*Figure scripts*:

--- START ---

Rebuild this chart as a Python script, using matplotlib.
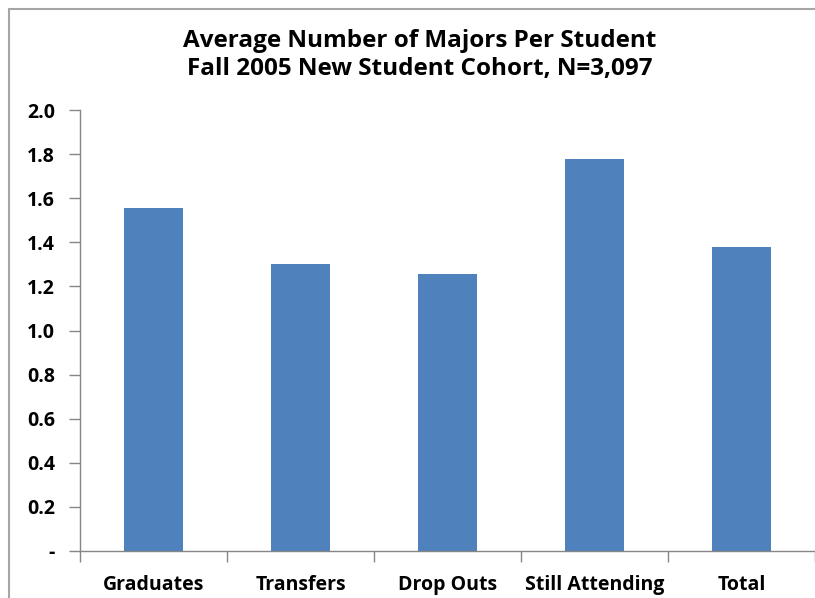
import matplotlib
matplotlib.use("Agg")
import matplotlib.pyplot as plt
from matplotlib.patches import Rectangle
from matplotlib.ticker import FixedLocator, NullFormatter

# Data
categories = ["Graduates", "Transfers", "Drop Outs", "Still Attending", "Total"]
avg_majors = [1.556, 1.30, 1.256, 1.78, 1.38]
y_ticks = [0.0, 0.2, 0.4, 0.6, 0.8, 1.0, 1.2, 1.4, 1.6, 1.8, 2.0]
y_tick_labels = ["-", "0.2", "0.4", "0.6", "0.8", "1.0", "1.2", "1.4", "1.6", "1.8", "2.0"]

plt.rcParams["font.family"] = ["Open Sans", "DejaVu Sans"]

fig = plt.figure(figsize=(8.15, 5.98), dpi=100)
ax = fig.add_axes([80 / 815, 1 - 551 / 598, 735 / 815, 441 / 598])

# outer chart frame (right and bottom edges fall outside the image)
fig.patches.append(Rectangle((9 / 815, -0.05), 1.0, 1 - 8.5 / 598 + 0.05,
                             transform=fig.transFigure, fill=False,
                             edgecolor="#a6a6a6", linewidth=1.5))

x = list(range(len(categories)))
ax.bar(x, avg_majors, width=0.4, color="#4f81bd")

ax.set_xlim(-0.5, len(categories) - 0.5)
ax.set_ylim(0, 2.0)
ax.set_yticks(y_ticks)
ax.set_yticklabels(y_tick_labels, fontsize=14, fontweight="bold")
ax.set_xticks(x)
ax.set_xticklabels(categories, fontsize=14, fontweight="bold")
ax.tick_params(axis="x", which="major", length=0, pad=17)
ax.xaxis.set_minor_locator(FixedLocator([i - 0.5 for i in range(len(categories) + 1)]))
ax.xaxis.set_minor_formatter(NullFormatter())
ax.tick_params(axis="x", which="minor", length=8, color="#868686", width=1)
ax.tick_params(axis="y", length=8, color="#868686", width=1, pad=10)

for side in ["top", "right"]:
    ax.spines[side].set_visible(False)
for side in ["left", "bottom"]:
    ax.spines[side].set_color("#868686")
    ax.spines[side].set_linewidth(1)

fig.text(0.515, 1 - 55 / 598,
         "Average Number of Majors Per Student\nFall 2005 New Student Cohort, N=3,097",
         ha="center", va="center", fontsize=17.5, fontweight="bold", linespacing=1.25)

fig.savefig("out.png", dpi=100)
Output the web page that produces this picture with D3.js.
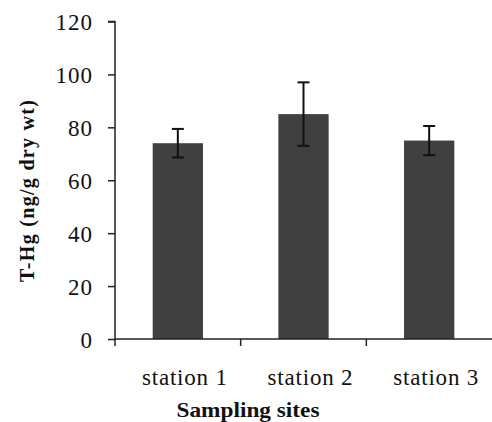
<!DOCTYPE html>
<html>
<head>
<meta charset="utf-8">
<script src="https://cdn.jsdelivr.net/npm/d3@7"></script>
<style>
  html, body { margin: 0; padding: 0; background: #fff; }
  svg { display: block; }
  svg text { font-family: "Liberation Serif", "Times New Roman", serif; }
</style>
</head>
<body>
<svg id="chart" width="492" height="422"></svg>
<script>
const categories = ["station 1", "station 2", "station 3"];
const meanValues = [74, 85, 75];
const errorValues = [5.4, 12, 5.5];
const yTicks = [0, 20, 40, 60, 80, 100, 120];
const yTitle = "T-Hg (ng/g dry wt)";
const xTitle = "Sampling sites";

const svg = d3.select("#chart");
const plotLeft = 115, plotRight = 492, plotTop = 21.5, plotBottom = 339;

const x = d3.scaleBand().domain(categories).range([plotLeft, plotRight]).paddingInner(0.6).paddingOuter(0.3);
const y = d3.scaleLinear().domain([0, 120]).range([plotBottom, plotTop]);

// bars
svg.selectAll("rect.bar").data(categories).join("rect")
  .attr("class", "bar")
  .attr("x", d => x(d))
  .attr("width", x.bandwidth())
  .attr("y", (d, i) => y(meanValues[i]))
  .attr("height", (d, i) => y(0) - y(meanValues[i]))
  .attr("fill", "#404040");

// error bars
const eb = svg.selectAll("g.err").data(categories).join("g").attr("class", "err");
eb.append("line")
  .attr("x1", d => x(d) + x.bandwidth() / 2).attr("x2", d => x(d) + x.bandwidth() / 2)
  .attr("y1", (d, i) => y(meanValues[i] - errorValues[i]))
  .attr("y2", (d, i) => y(meanValues[i] + errorValues[i]))
  .attr("stroke", "#111").attr("stroke-width", 2);
[1, -1].forEach(s => {
  eb.append("line")
    .attr("x1", d => x(d) + x.bandwidth() / 2 - 6).attr("x2", d => x(d) + x.bandwidth() / 2 + 6)
    .attr("y1", (d, i) => y(meanValues[i] + s * errorValues[i]))
    .attr("y2", (d, i) => y(meanValues[i] + s * errorValues[i]))
    .attr("stroke", "#111").attr("stroke-width", 2);
});

// y axis
const yAxis = d3.axisLeft(y).tickValues(yTicks).tickSize(7).tickPadding(15).tickFormat(d3.format("d"));
const gy = svg.append("g").attr("transform", `translate(${plotLeft},0)`).call(yAxis)
  .attr("font-family", null).attr("font-size", null);
gy.select(".domain").attr("d", `M-7,${plotTop}H0V${plotBottom}`).attr("stroke", "#222").attr("stroke-width", 1.5);
gy.selectAll(".tick line").attr("stroke", "#222").attr("stroke-width", 1.5);
gy.selectAll(".tick text").style("font-size", "23px").attr("fill", "#111")
  .style("letter-spacing", "1px").attr("dy", "0.35em");

// x axis
const boundaries = [plotLeft, ...categories.slice(1).map(c => x(c) - x.step() * x.paddingInner() / 2)];
const gx = svg.append("g").attr("transform", `translate(0,${plotBottom})`);
gx.append("line").attr("x1", plotLeft).attr("x2", plotRight).attr("y1", 0).attr("y2", 0)
  .attr("stroke", "#222").attr("stroke-width", 1.5);
gx.selectAll("line.tk").data(boundaries).join("line").attr("class", "tk")
  .attr("x1", d => d).attr("x2", d => d).attr("y1", 0).attr("y2", 7)
  .attr("stroke", "#222").attr("stroke-width", 1.5);
gx.selectAll("text.lbl").data(categories).join("text").attr("class", "lbl")
  .attr("x", d => x(d) + x.bandwidth() / 2 + 7)
  .attr("y", 46)
  .attr("text-anchor", "middle")
  .style("font-size", "23px").attr("fill", "#111")
  .style("letter-spacing", "0.8px")
  .text(d => d);

// titles
svg.append("text")
  .attr("transform", "translate(34,191) rotate(-90)")
  .attr("text-anchor", "middle")
  .style("font-weight", "bold").style("font-size", "20px").attr("fill", "#111")
  .attr("textLength", 182).attr("lengthAdjust", "spacing")
  .text(yTitle);
svg.append("text")
  .attr("x", 248).attr("y", 417)
  .attr("text-anchor", "middle")
  .style("font-weight", "bold").style("font-size", "21px").attr("fill", "#111")
  .attr("textLength", 143).attr("lengthAdjust", "spacingAndGlyphs")
  .text(xTitle);
</script>
</body>
</html>
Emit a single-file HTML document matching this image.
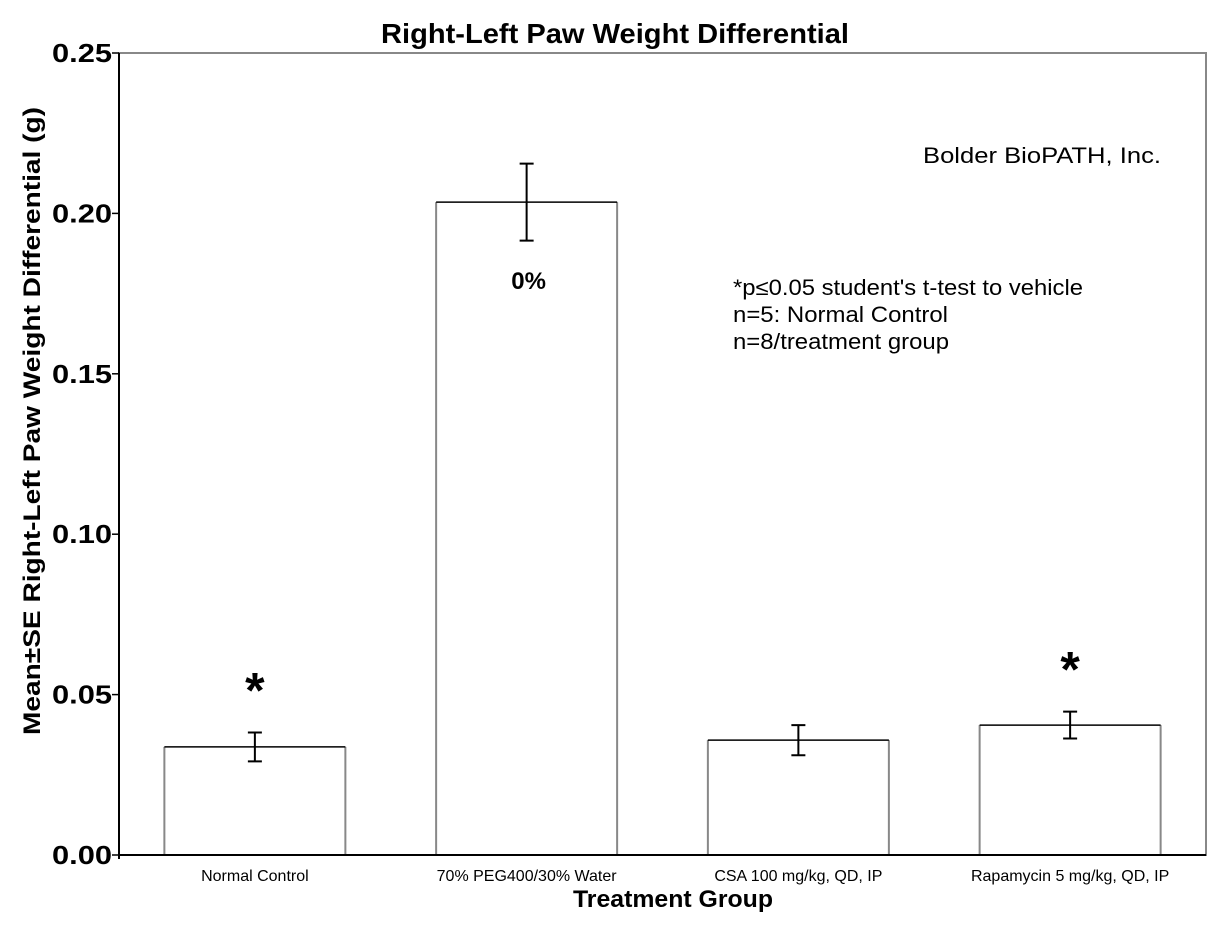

--- END ---

*What is being asked*: Return the listing above word for word, with the pictures removed.

*Complete output*:
Rebuild this chart as a Python script, using matplotlib.
import matplotlib
matplotlib.use("Agg")
import matplotlib.pyplot as plt
from matplotlib.patches import Rectangle
from matplotlib.ticker import FixedLocator, NullFormatter

# Data
categories = ["Graduates", "Transfers", "Drop Outs", "Still Attending", "Total"]
avg_majors = [1.556, 1.30, 1.256, 1.78, 1.38]
y_ticks = [0.0, 0.2, 0.4, 0.6, 0.8, 1.0, 1.2, 1.4, 1.6, 1.8, 2.0]
y_tick_labels = ["-", "0.2", "0.4", "0.6", "0.8", "1.0", "1.2", "1.4", "1.6", "1.8", "2.0"]

plt.rcParams["font.family"] = ["Open Sans", "DejaVu Sans"]

fig = plt.figure(figsize=(8.15, 5.98), dpi=100)
ax = fig.add_axes([80 / 815, 1 - 551 / 598, 735 / 815, 441 / 598])

# outer chart frame (right and bottom edges fall outside the image)
fig.patches.append(Rectangle((9 / 815, -0.05), 1.0, 1 - 8.5 / 598 + 0.05,
                             transform=fig.transFigure, fill=False,
                             edgecolor="#a6a6a6", linewidth=1.5))

x = list(range(len(categories)))
ax.bar(x, avg_majors, width=0.4, color="#4f81bd")

ax.set_xlim(-0.5, len(categories) - 0.5)
ax.set_ylim(0, 2.0)
ax.set_yticks(y_ticks)
ax.set_yticklabels(y_tick_labels, fontsize=14, fontweight="bold")
ax.set_xticks(x)
ax.set_xticklabels(categories, fontsize=14, fontweight="bold")
ax.tick_params(axis="x", which="major", length=0, pad=17)
ax.xaxis.set_minor_locator(FixedLocator([i - 0.5 for i in range(len(categories) + 1)]))
ax.xaxis.set_minor_formatter(NullFormatter())
ax.tick_params(axis="x", which="minor", length=8, color="#868686", width=1)
ax.tick_params(axis="y", length=8, color="#868686", width=1, pad=10)

for side in ["top", "right"]:
    ax.spines[side].set_visible(False)
for side in ["left", "bottom"]:
    ax.spines[side].set_color("#868686")
    ax.spines[side].set_linewidth(1)

fig.text(0.515, 1 - 55 / 598,
         "Average Number of Majors Per Student\nFall 2005 New Student Cohort, N=3,097",
         ha="center", va="center", fontsize=17.5, fontweight="bold", linespacing=1.25)

fig.savefig("out.png", dpi=100)
Output the web page that produces this picture with D3.js.
<!DOCTYPE html>
<html>
<head>
<meta charset="utf-8">
<script src="https://cdn.jsdelivr.net/npm/d3@7"></script>
<style>
  html, body { margin: 0; padding: 0; background: #fff; }
  svg { display: block; }
  svg text { font-family: "Liberation Serif", "Times New Roman", serif; }
</style>
</head>
<body>
<svg id="chart" width="492" height="422"></svg>
<script>
const categories = ["station 1", "station 2", "station 3"];
const meanValues = [74, 85, 75];
const errorValues = [5.4, 12, 5.5];
const yTicks = [0, 20, 40, 60, 80, 100, 120];
const yTitle = "T-Hg (ng/g dry wt)";
const xTitle = "Sampling sites";

const svg = d3.select("#chart");
const plotLeft = 115, plotRight = 492, plotTop = 21.5, plotBottom = 339;

const x = d3.scaleBand().domain(categories).range([plotLeft, plotRight]).paddingInner(0.6).paddingOuter(0.3);
const y = d3.scaleLinear().domain([0, 120]).range([plotBottom, plotTop]);

// bars
svg.selectAll("rect.bar").data(categories).join("rect")
  .attr("class", "bar")
  .attr("x", d => x(d))
  .attr("width", x.bandwidth())
  .attr("y", (d, i) => y(meanValues[i]))
  .attr("height", (d, i) => y(0) - y(meanValues[i]))
  .attr("fill", "#404040");

// error bars
const eb = svg.selectAll("g.err").data(categories).join("g").attr("class", "err");
eb.append("line")
  .attr("x1", d => x(d) + x.bandwidth() / 2).attr("x2", d => x(d) + x.bandwidth() / 2)
  .attr("y1", (d, i) => y(meanValues[i] - errorValues[i]))
  .attr("y2", (d, i) => y(meanValues[i] + errorValues[i]))
  .attr("stroke", "#111").attr("stroke-width", 2);
[1, -1].forEach(s => {
  eb.append("line")
    .attr("x1", d => x(d) + x.bandwidth() / 2 - 6).attr("x2", d => x(d) + x.bandwidth() / 2 + 6)
    .attr("y1", (d, i) => y(meanValues[i] + s * errorValues[i]))
    .attr("y2", (d, i) => y(meanValues[i] + s * errorValues[i]))
    .attr("stroke", "#111").attr("stroke-width", 2);
});

// y axis
const yAxis = d3.axisLeft(y).tickValues(yTicks).tickSize(7).tickPadding(15).tickFormat(d3.format("d"));
const gy = svg.append("g").attr("transform", `translate(${plotLeft},0)`).call(yAxis)
  .attr("font-family", null).attr("font-size", null);
gy.select(".domain").attr("d", `M-7,${plotTop}H0V${plotBottom}`).attr("stroke", "#222").attr("stroke-width", 1.5);
gy.selectAll(".tick line").attr("stroke", "#222").attr("stroke-width", 1.5);
gy.selectAll(".tick text").style("font-size", "23px").attr("fill", "#111")
  .style("letter-spacing", "1px").attr("dy", "0.35em");

// x axis
const boundaries = [plotLeft, ...categories.slice(1).map(c => x(c) - x.step() * x.paddingInner() / 2)];
const gx = svg.append("g").attr("transform", `translate(0,${plotBottom})`);
gx.append("line").attr("x1", plotLeft).attr("x2", plotRight).attr("y1", 0).attr("y2", 0)
  .attr("stroke", "#222").attr("stroke-width", 1.5);
gx.selectAll("line.tk").data(boundaries).join("line").attr("class", "tk")
  .attr("x1", d => d).attr("x2", d => d).attr("y1", 0).attr("y2", 7)
  .attr("stroke", "#222").attr("stroke-width", 1.5);
gx.selectAll("text.lbl").data(categories).join("text").attr("class", "lbl")
  .attr("x", d => x(d) + x.bandwidth() / 2 + 7)
  .attr("y", 46)
  .attr("text-anchor", "middle")
  .style("font-size", "23px").attr("fill", "#111")
  .style("letter-spacing", "0.8px")
  .text(d => d);

// titles
svg.append("text")
  .attr("transform", "translate(34,191) rotate(-90)")
  .attr("text-anchor", "middle")
  .style("font-weight", "bold").style("font-size", "20px").attr("fill", "#111")
  .attr("textLength", 182).attr("lengthAdjust", "spacing")
  .text(yTitle);
svg.append("text")
  .attr("x", 248).attr("y", 417)
  .attr("text-anchor", "middle")
  .style("font-weight", "bold").style("font-size", "21px").attr("fill", "#111")
  .attr("textLength", 143).attr("lengthAdjust", "spacingAndGlyphs")
  .text(xTitle);
</script>
</body>
</html>
Emit a single-file HTML document matching this image.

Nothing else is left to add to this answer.